About 1754, an early settler named William Campbell moved onto this hill with his wife and children. She died in childbirth and a month later, he married again. His second wife had a reputation for being able to heal by the use of herbs and plants – she was thought to be a witch by many of the superstitious pioneers and few came to visit.

In 1763, 18-year-old Bill Mayberry and his wife moved here. He cleared land at the base of the hill, building a good-sized farm. During the barn raising, his neighbors and relatives came to help. As the day wore on, with “rum flowing like water,” one man climbed the highest tree to look around. When asked what he could see, he said “all over the world and a part of Canada!” He smashed a bottle of rum against the tree and Canada Hill was born!

In those early days, wild animals were common on Canada Hill. Lynx killed six or seven of Mayberry’s calves, and his neighbor William Campbell lost many sheep to the wolves that roamed the hill.

One summer day in 1775, little Betsey Mayberry and her brothers went to pick field strawberries and found a bear asleep near the berry patch. Quickly, they ran to tell their father who immediately set a trap. They returned the next day and 12-year-old John checked the trap. It had been sprung and in the nearby woods, he could see a bear limping away.

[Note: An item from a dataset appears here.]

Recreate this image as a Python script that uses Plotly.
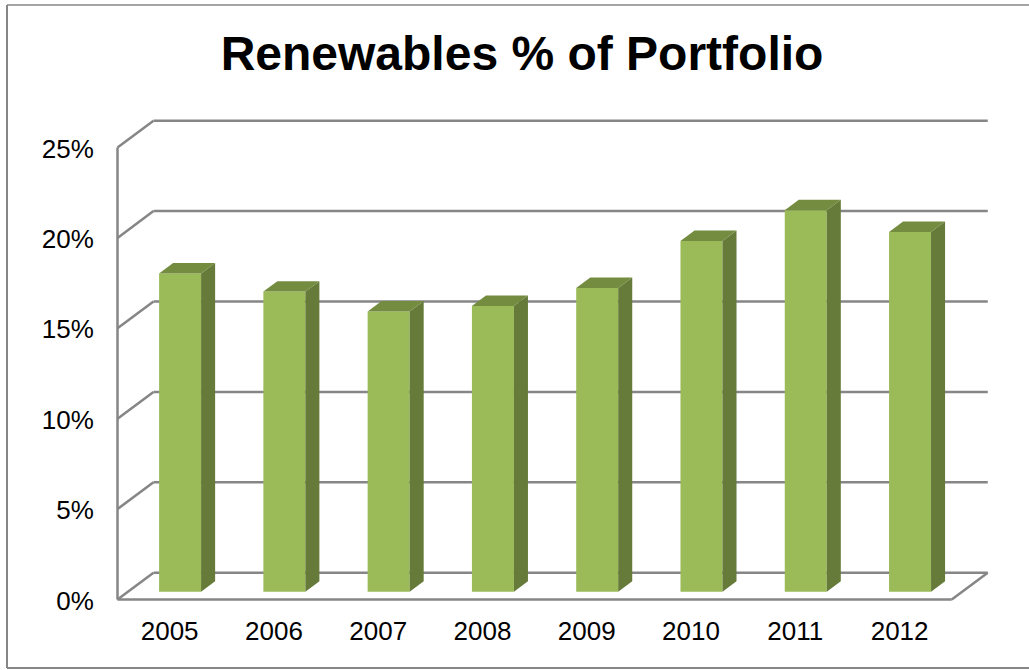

Like many a young boy, he decided to take care of this matter himself and went to the house and got his father’s flintlock, returned to where he saw the bear, and killed it. His astonished parents hauled the animal home on a “hand sled” and probably enjoyed many bear steaks at the foot of Canada Hill.

William Smith, a grandson of Bill Mayberry, was still living on his grandfather’s old farm 100 years ago, in 1912. In the intervening years, much of the wildlife on Canada Hill has disappeared as development has changed the unique area forever.

In 1912, William Smith, a grandson of William Mayberry, lived on Mayberry’s circa 1763 farm at the base of Canada Hill.